Talking point: "Learning is inherent in games. You can't win at most games without going through a fairly complex learning methodology."
Goal: Dispel the thinking that games for learning requires some drastic step away from what game companies build every day.
Talking point: "We can create a more complex and experience-based form of learning, that people can play on their own with."
Goal: A big advantage for games is the possibility to create self-motivation to learn.
Talking point: "We can measure everything a player does - not just what they answered on a question"
Goal: Show that data collection possibilities of game outstrip many other methods.
Talking point: "It is hard for me to make something more compelling then major market games, but I can make it more interesting then other alternative solutions to your problem."

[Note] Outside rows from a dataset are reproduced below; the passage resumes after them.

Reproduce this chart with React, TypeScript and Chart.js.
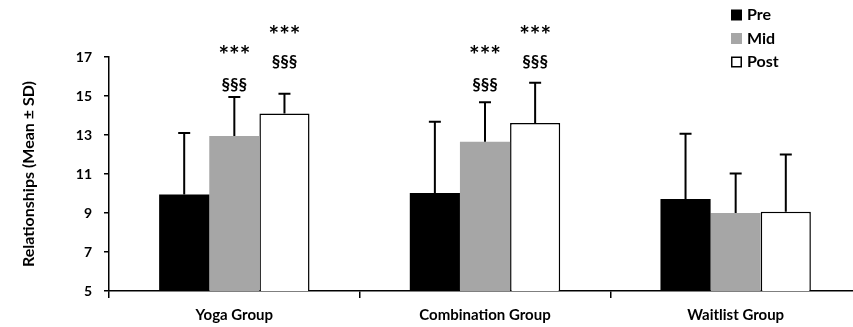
import React, { useEffect, useRef } from "react";
import { Chart, registerables } from "chart.js";

Chart.register(...registerables);

const categories = ["Yoga Group", "Combination Group", "Waitlist Group"];
const seriesNames = ["Pre", "Mid", "Post"];
const preMeans = [9.95, 10.02, 9.72];
const midMeans = [12.95, 12.66, 9.0];
const postMeans = [14.1, 13.62, 9.07];
const preSD = [3.15, 3.66, 3.35];
const midSD = [2.0, 2.02, 2.02];
const postSD = [1.02, 2.06, 2.93];
const midStars = ["***", "***", ""];
const midSections = ["§§§", "§§§", ""];
const postStars = ["***", "***", ""];
const postSections = ["§§§", "§§§", ""];
const yTicks = [5, 7, 9, 11, 13, 15, 17];

const FONT = "Lato, 'Open Sans', sans-serif";

export default function App() {
  const ref = useRef<HTMLCanvasElement | null>(null);

  useEffect(() => {
    const canvas = ref.current;
    if (!canvas) return;
    const sds = [preSD, midSD, postSD];
    const annotations = [
      null,
      { stars: midStars, sections: midSections, starLevel: 17.3, sectionLevel: 15.6 },
      { stars: postStars, sections: postSections, starLevel: 18.35, sectionLevel: 16.75 },
    ];
    const fills = ["#000000", "#a6a6a6", "#ffffff"];

    const overlay = {
      id: "overlay",
      afterDatasetsDraw(chart: any) {
        const ctx = chart.ctx;
        const y = chart.scales.y;
        ctx.save();
        chart.data.datasets.forEach((ds: any, i: number) => {
          const meta = chart.getDatasetMeta(i);
          meta.data.forEach((el: any, j: number) => {
            const v = ds.data[j];
            const top = y.getPixelForValue(v + sds[i][j]);
            const base = y.getPixelForValue(v);
            ctx.strokeStyle = "#000";
            ctx.lineWidth = 2;
            ctx.beginPath();
            ctx.moveTo(el.x, base);
            ctx.lineTo(el.x, top);
            ctx.moveTo(el.x - 6, top);
            ctx.lineTo(el.x + 6, top);
            ctx.stroke();
            const a = annotations[i];
            if (a) {
              ctx.fillStyle = "#000";
              ctx.textAlign = "center";
              ctx.textBaseline = "middle";
              if (a.stars[j]) {
                ctx.font = `bold 25px ${FONT}`;
                ctx.fillText(a.stars[j], el.x, y.getPixelForValue(a.starLevel) + 5);
              }
              if (a.sections[j]) {
                ctx.font = `bold 17px ${FONT}`;
                ctx.fillText(a.sections[j], el.x, y.getPixelForValue(a.sectionLevel));
              }
            }
          });
        });
        ctx.restore();
      },
      afterDraw(chart: any) {
        const ctx = chart.ctx;
        ctx.save();
        const lx = 731;
        chart.data.datasets.forEach((ds: any, i: number) => {
          const cy = 15 + i * 23.5;
          ctx.fillStyle = ds.backgroundColor;
          ctx.fillRect(lx, cy - 5.5, 11, 11);
          if (ds.borderWidth) {
            ctx.strokeStyle = "#000";
            ctx.lineWidth = 1.5;
            ctx.strokeRect(lx + 0.75, cy - 4.75, 9.5, 9.5);
          }
          ctx.fillStyle = "#000";
          ctx.font = `bold 16px ${FONT}`;
          ctx.textAlign = "left";
          ctx.textBaseline = "middle";
          ctx.fillText(ds.label, lx + 16, cy);
        });
        ctx.restore();
      },
    };

    const chart = new Chart(canvas, {
      type: "bar",
      data: {
        labels: categories,
        datasets: [preMeans, midMeans, postMeans].map((d, i) => ({
          label: seriesNames[i],
          data: d,
          backgroundColor: fills[i],
          borderColor: "#000",
          borderWidth: i === 2 ? 1.5 : 0,
          barPercentage: 1,
          categoryPercentage: 0.6,
        })),
      },
      options: {
        responsive: false,
        animation: false,
        layout: { padding: { top: 57, left: 0, right: 0, bottom: 0 } },
        plugins: { legend: { display: false }, tooltip: { enabled: false } },
        scales: {
          x: {
            afterFit(scale: any) {
              scale.height = 36;
            },
            grid: {
              display: true,
              offset: true,
              drawOnChartArea: false,
              drawTicks: true,
              tickLength: 7,
              color: "#000",
              lineWidth: 1.5,
            },
            border: { display: true, color: "#000", width: 1.5 },
            ticks: {
              color: "#000",
              padding: 8,
              font: { family: FONT, size: 15, weight: "bold" },
            },
          },
          y: {
            min: 5,
            max: 17,
            afterFit(scale: any) {
              scale.width = 109;
            },
            afterBuildTicks(scale: any) {
              scale.ticks = yTicks.map((v) => ({ value: v }));
            },
            grid: {
              display: true,
              drawOnChartArea: false,
              drawTicks: true,
              tickLength: 5,
              color: "#000",
              lineWidth: 1.5,
            },
            border: { display: true, color: "#000", width: 1.5 },
            ticks: {
              color: "#000",
              padding: 12,
              font: { family: FONT, size: 14, weight: "bold" },
            },
            title: {
              display: true,
              text: "Relationships (Mean ± SD)",
              color: "#000",
              padding: { top: 19, bottom: 0 },
              font: { family: FONT, size: 16, weight: "bold" },
            },
          },
        },
      },
      plugins: [overlay],
    } as any);

    return () => chart.destroy();
  }, []);

  return (
    <div style={{ position: "absolute", left: 0, top: 0, width: 853, height: 327, overflow: "hidden" }}>
      <canvas ref={ref} width={861} height={327} style={{ display: "block" }} />
    </div>
  );
}
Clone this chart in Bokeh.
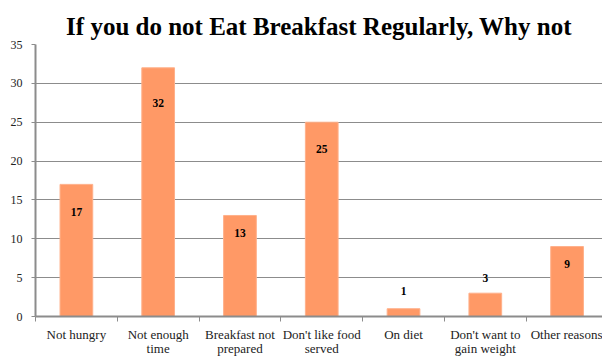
from bokeh.plotting import figure
from bokeh.models import FixedTicker, ColumnDataSource, Range1d
from bokeh.core.properties import value
from bokeh.embed import file_html
from bokeh.resources import INLINE

categories = ["Not hungry", "Not enough\ntime", "Breakfast not\nprepared", "Don't like food\nserved",
              "On diet", "Don't want to\ngain weight", "Other reasons"]
counts = [17, 32, 13, 25, 1, 3, 9]
y_ticks = [0, 5, 10, 15, 20, 25, 30, 35]

FONT = "Liberation Serif"
BAR = "#FF9966"
GRID = "#8C8C8C"

n = len(categories)
xs = [i + 0.5 for i in range(n)]
# vertical placement of the value labels (as in the original chart)
label_y = [13.5, 27.5, 10.7, 21.5, 3.3, 4.9, 6.7]

p = figure(width=602, height=358, output_backend="svg", toolbar_location=None,
           x_range=Range1d(0, 6.933), y_range=Range1d(0, 35),
           min_border_left=35, min_border_right=0, min_border_top=44, min_border_bottom=41,
           title="If you do not Eat Breakfast Regularly, Why not")
p.outline_line_color = None
p.background_fill_color = "white"
p.border_fill_color = "white"

p.title.text_font = FONT
p.title.text_font_size = "25px"
p.title.text_font_style = "bold"
p.title.align = "center"
p.title.text_color = "black"

src = ColumnDataSource(dict(x=xs, top=counts, ly=label_y, lab=[str(c) for c in counts]))
p.vbar(x="x", top="top", width=0.4, bottom=0, source=src, fill_color=BAR, line_color="#FFB08A", line_width=1)
p.text(x="x", y="ly", text="lab", source=src, text_font=value(FONT), text_font_size="11.5px",
       text_font_style="bold", text_align="center", text_baseline="middle", text_color="black")

# y axis
p.yaxis.ticker = FixedTicker(ticks=y_ticks)
p.yaxis.minor_tick_line_color = None
p.yaxis.major_tick_out = 4
p.yaxis.major_tick_in = 0
p.yaxis.major_label_standoff = 9
p.yaxis.axis_line_color = GRID
p.yaxis.axis_line_width = 2
p.yaxis.major_tick_line_color = GRID
p.yaxis.major_label_text_font = FONT
p.yaxis.major_label_text_font_size = "12px"
p.yaxis.major_label_text_color = "#222222"
p.ygrid.grid_line_color = GRID
p.ygrid.grid_line_width = 1
p.xgrid.grid_line_color = None

# x axis
p.xaxis.ticker = FixedTicker(ticks=xs, minor_ticks=list(range(n + 1)))
p.xaxis.major_label_overrides = {x: c for x, c in zip(xs, categories)}
p.xaxis.major_tick_line_color = None
p.xaxis.major_tick_out = 0
p.xaxis.major_tick_in = 0
p.xaxis.minor_tick_out = 5
p.xaxis.minor_tick_in = 0
p.xaxis.minor_tick_line_color = GRID
p.xaxis.minor_tick_line_width = 1
p.xaxis.axis_line_color = GRID
p.xaxis.axis_line_width = 2
p.xaxis.major_label_standoff = 5
p.xaxis.major_label_text_font = FONT
p.xaxis.major_label_text_font_size = "13px"
p.xaxis.major_label_text_color = "#222222"
p.xaxis.major_label_text_line_height = 0.94

open("out.html", "w").write(file_html(p, INLINE))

Don't sell fun absolutely -- you'll likely raise expectations
too high. Sell your abilities, and your approach that will
lead to a better solution which you can be more confident
of. You're not going to be more fun than Half-Life 2
or the PS3.
Finding those parties can be tough, especially when starting cold. You really need to get yourself in front of people. Look locally for chances to meet and show off your company. Chambers of Commerce/local business gatherings, technology, training, and E-Learning conferences are all good places to start networking for opportunities. Partner as much as possible, because the majority of the business development in this field is akin to the consulting business - it's word-of-mouth advertising. Partners can also package you in with their own larger sales efforts to big companies. It's all down to raising your profile and getting connections you can leverage to bring attention to services. Your Web site should have a page outlining your company's ability to build for non-entertainment uses - maybe with a demo or prototype based on some of your core technologies.

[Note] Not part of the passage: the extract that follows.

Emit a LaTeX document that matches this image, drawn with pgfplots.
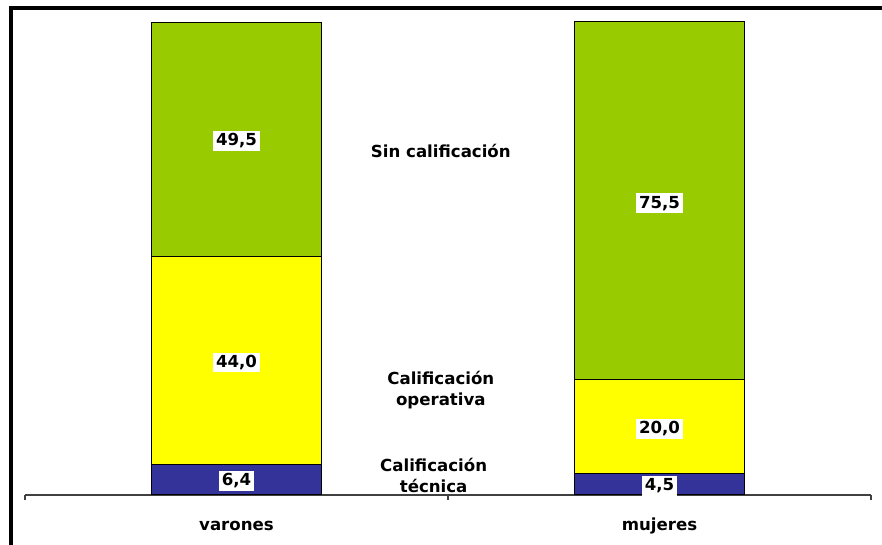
\documentclass[border=0pt]{standalone}
\usepackage{pgfplots}
\pgfplotsset{compat=1.18}
\usepackage{fontspec}
\setmainfont{DejaVu Sans}
\definecolor{cgreen}{HTML}{99CC00}
\definecolor{cyellow}{HTML}{FFFF00}
\definecolor{cblue}{HTML}{333399}
\begin{document}
\begin{tikzpicture}
\useasboundingbox (0,0) rectangle (441pt,272.5pt);
\draw[line width=1.6pt,line cap=rect] (5.5pt,0pt) -- (5.5pt,268.5pt) -- (441pt,268.5pt);
\begin{axis}[
  at={(12.5pt,25pt)}, anchor=south west,
  scale only axis, width=423pt, height=236.5pt,
  ybar stacked, bar shift=0pt, bar width=0.4,
  xmin=0, xmax=2, ymin=0, ymax=100,
  axis x line=bottom, axis y line=none,
  x axis line style={-, black!75, line width=0.6pt},
  xtick={0.5,1.5}, xticklabels={varones,mujeres},
  major x tick style={draw=none},
  minor xtick={0,1,2},
  minor x tick style={black!75, line width=0.6pt},
  minor tick length=2.5pt,
  tick align=outside,
  xticklabel style={font=\fontsize{8.3}{10}\selectfont\bfseries, text height=1.6ex, text depth=0.4ex, yshift=-1pt},
  clip=false,
]
\addplot[fill=cblue, draw=black, line width=0.5pt] coordinates {(0.5,6.4) (1.5,4.5)};
\addplot[fill=cyellow, draw=black, line width=0.5pt] coordinates {(0.5,44.0) (1.5,20.0)};
\addplot[fill=cgreen, draw=black, line width=0.5pt] coordinates {(0.5,49.5) (1.5,75.5)};
\coordinate (v1) at (axis cs:0.5,3.0);
\coordinate (v2) at (axis cs:0.5,28.0);
\coordinate (v3) at (axis cs:0.5,74.9);
\coordinate (m1) at (axis cs:1.5,1.9);
\coordinate (m2) at (axis cs:1.5,14.0);
\coordinate (m3) at (axis cs:1.5,61.7);
\coordinate (s1) at (axis cs:0.983,72.7);
\coordinate (s2) at (axis cs:0.983,22.2);
\coordinate (s3) at (axis cs:0.966,4.1);
\end{axis}
\tikzset{vl/.style={fill=white, inner sep=1.3pt, font=\fontsize{8.3}{10}\selectfont\bfseries}}
\node[vl] at (v1) {6,4};
\node[vl] at (v2) {44,0};
\node[vl] at (v3) {49,5};
\node[vl] at (m1) {4,5};
\node[vl] at (m2) {20,0};
\node[vl] at (m3) {75,5};
\tikzset{sl/.style={align=center, font=\fontsize{8.3}{10.5}\selectfont\bfseries}}
\node[sl] at (s1) {Sin calificación};
\node[sl] at (s2) {Calificación\\operativa};
\node[sl] at (s3) {Calificación\\técnica};
\end{tikzpicture}
\end{document}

Local universities are also important. They're the largest recipient of grants, and many of them may have partnership opportunities for game developers where your skills and their research can be combined.
You can also apply for grants and other RFPs (requests for proposals) yourself. The U.S. federal government's SBIR (Small Business Innovative Research) grant program can be a great proving ground for you. SBIR grants are increasingly looking to accept game-based approaches. The problem with RFPs and grants is they require lots of good proposal writing. Download some other SBIR grants, or attend a SBIR grant workshop that most agencies hold which provides a free bootcamp on obtaining them. SBIRs have three award phases (each progressively harder to obtain), going from $100,000 for stage I to over $1M by Stage III. Right now, I know of at least 10 projects underway or built with SBIR funding. This includes safety games for young and mentally disabled kids, assisted living training, biodiversity, and even one project to build a science teaching educational platform.

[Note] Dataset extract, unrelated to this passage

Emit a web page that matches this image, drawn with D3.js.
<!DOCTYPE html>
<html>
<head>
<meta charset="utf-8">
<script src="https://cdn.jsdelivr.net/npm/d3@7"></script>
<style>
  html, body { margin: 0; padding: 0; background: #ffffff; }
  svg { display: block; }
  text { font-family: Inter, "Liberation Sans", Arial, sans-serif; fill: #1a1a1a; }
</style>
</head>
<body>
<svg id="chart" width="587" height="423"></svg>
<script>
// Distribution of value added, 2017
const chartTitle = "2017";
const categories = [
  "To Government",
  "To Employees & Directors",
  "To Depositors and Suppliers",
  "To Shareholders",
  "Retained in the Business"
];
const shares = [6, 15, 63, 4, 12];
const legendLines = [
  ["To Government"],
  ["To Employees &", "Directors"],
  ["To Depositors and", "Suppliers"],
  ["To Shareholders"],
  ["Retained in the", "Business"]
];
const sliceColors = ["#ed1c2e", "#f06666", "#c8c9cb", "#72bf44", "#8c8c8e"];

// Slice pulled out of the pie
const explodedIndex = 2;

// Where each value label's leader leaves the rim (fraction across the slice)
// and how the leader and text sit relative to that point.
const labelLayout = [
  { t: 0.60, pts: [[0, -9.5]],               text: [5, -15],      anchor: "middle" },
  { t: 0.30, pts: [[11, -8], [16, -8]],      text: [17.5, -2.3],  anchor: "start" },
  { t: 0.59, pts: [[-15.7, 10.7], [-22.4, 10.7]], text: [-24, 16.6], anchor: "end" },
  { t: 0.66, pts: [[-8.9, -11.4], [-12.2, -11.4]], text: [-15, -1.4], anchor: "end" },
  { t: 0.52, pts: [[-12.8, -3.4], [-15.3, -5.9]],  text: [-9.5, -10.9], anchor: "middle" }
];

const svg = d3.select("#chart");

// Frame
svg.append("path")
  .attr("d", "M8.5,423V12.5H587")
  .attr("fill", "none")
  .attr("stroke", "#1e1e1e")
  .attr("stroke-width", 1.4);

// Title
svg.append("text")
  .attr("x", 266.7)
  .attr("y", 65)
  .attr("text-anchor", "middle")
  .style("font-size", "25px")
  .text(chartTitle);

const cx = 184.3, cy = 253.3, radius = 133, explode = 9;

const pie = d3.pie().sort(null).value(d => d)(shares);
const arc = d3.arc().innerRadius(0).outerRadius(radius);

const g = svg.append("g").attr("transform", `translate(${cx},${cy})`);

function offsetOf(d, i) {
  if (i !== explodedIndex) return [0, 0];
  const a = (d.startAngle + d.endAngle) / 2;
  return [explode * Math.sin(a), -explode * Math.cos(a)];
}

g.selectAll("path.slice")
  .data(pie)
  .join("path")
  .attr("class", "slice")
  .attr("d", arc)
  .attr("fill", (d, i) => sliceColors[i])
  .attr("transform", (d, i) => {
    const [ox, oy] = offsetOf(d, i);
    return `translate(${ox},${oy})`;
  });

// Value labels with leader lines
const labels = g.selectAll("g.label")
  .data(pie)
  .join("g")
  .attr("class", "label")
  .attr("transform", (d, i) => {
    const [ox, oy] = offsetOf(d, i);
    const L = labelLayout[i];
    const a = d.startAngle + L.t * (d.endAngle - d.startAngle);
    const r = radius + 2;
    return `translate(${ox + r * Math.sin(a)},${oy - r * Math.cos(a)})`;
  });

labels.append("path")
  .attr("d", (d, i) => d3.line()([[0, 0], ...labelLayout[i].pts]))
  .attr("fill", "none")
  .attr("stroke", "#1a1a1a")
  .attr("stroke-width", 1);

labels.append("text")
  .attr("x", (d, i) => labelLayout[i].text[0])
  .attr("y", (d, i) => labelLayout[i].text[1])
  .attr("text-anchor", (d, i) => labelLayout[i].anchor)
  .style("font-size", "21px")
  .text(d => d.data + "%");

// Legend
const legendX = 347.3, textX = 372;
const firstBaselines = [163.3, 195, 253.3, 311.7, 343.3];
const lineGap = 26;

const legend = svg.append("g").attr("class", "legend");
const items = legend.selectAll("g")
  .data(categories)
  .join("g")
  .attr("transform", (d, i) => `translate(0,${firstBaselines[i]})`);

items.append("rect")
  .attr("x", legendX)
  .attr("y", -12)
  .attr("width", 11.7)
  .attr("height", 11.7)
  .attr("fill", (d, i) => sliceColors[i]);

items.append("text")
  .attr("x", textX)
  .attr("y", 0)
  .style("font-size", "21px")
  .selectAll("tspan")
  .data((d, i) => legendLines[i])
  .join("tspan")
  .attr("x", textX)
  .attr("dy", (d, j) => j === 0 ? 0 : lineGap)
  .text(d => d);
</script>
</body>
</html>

If government contracting is something you want to pursue further, one of the best things to also do is to contact your local state economic development office, and your local congressional offices. Believe it or not, the bureaucrats in those places really do want to help bring home the bacon for local companies, and can help you a lot with information, contacts, and advice. Maryland and Baltimore's Economic Development Departments are great examples of local government groups that have been successful with assisting their local game development communities.
What Are Others Doing?
Developers who are making things happen in alternative markets are doing so because they're more aware of the potential of these markets, but also more aware of the pecular issues involved. This requires you to be as inventive and creative in the business aspects of things as you will need to be in the actual development of the game.
It starts by paying attention to incoming requests from potential clients. As the profile of non-entertainment uses of games rises, it's important not to be too dismissive of more unconventional enquiries, even though some can sound like they're from Mars. Many bodies are also looking for new models to create further upside to their efforts, so they can stomach lower-budget projects that more plentiful. For example, BreakAway Games' government-funded trainer for municipal governments allows them to provide low-cost modifications and customizations for an affordable fee to those local governments - this could double or even triple the total value of the project. For the Virtual U project I worked on, and for Simulearn's Virtual Leader, it's been found that selling the game (or giving it away as part of a comprehensive training seminar built around the game) has been a better revenue model.
In terms of commercial crossover work, publishers have for now focused mostly on military titles like Real War, Full Spectrum Warrior (THQ), and America's Army (Ubisoft), which is headed to consoles in 2005. In the future I suspect other non-military titles, especially in the business-sim and education markets will also hold crossover potential. These models will see the games be available in one form in their first 'serious games' form (and often released for free to their intended audience), but then upgraded and tweaked for commercial success by their publishers. But always protect the brand you've built first, as losing control of its intended purpose just to make extra money in the commercial market could damage the goodwill the game developed in the first place. Make sure it's complimentary to the mission of the project.
* Designs must fulfill a mission other than entertainment - this can force you to compromise fun elements in order to maintain the accuracy and instructional integrity of the project.
* Your game will likely be played on wide-range of lower-end hardware. Design accordingly.
* Features are often needed to support training and other applications of the software. These features include log files of gameplay, printing capabilities, and instructor-oriented options.
* Aspects of your design should consider a user base that may be made up of a large population of first time gamers.
* A lot of projects in this space will be lower-end, cross-platform browser-based efforts.
Folding it Back to Entertainment
The games industry will always be about entertainment first. Diversifying into games outside of entertainment means a lot of work, but it doesn't mean you throw the fun out. It's often one of the critical factors driving customers to consider a game-based approach. The opportunity here isn't just the interesting projects you can work on - although that should be a big factor. This is also a chance to find work you can leverage back to the entertainment side of games. Already two major military funded games have homes at publishers. Technologies R&D-ed for 'serious games' are also finding their way back into the commercial market. So the diversity of work needn't only benefit your bottom line - it will expand your horizons, and your capabilities in the core gaming market as well.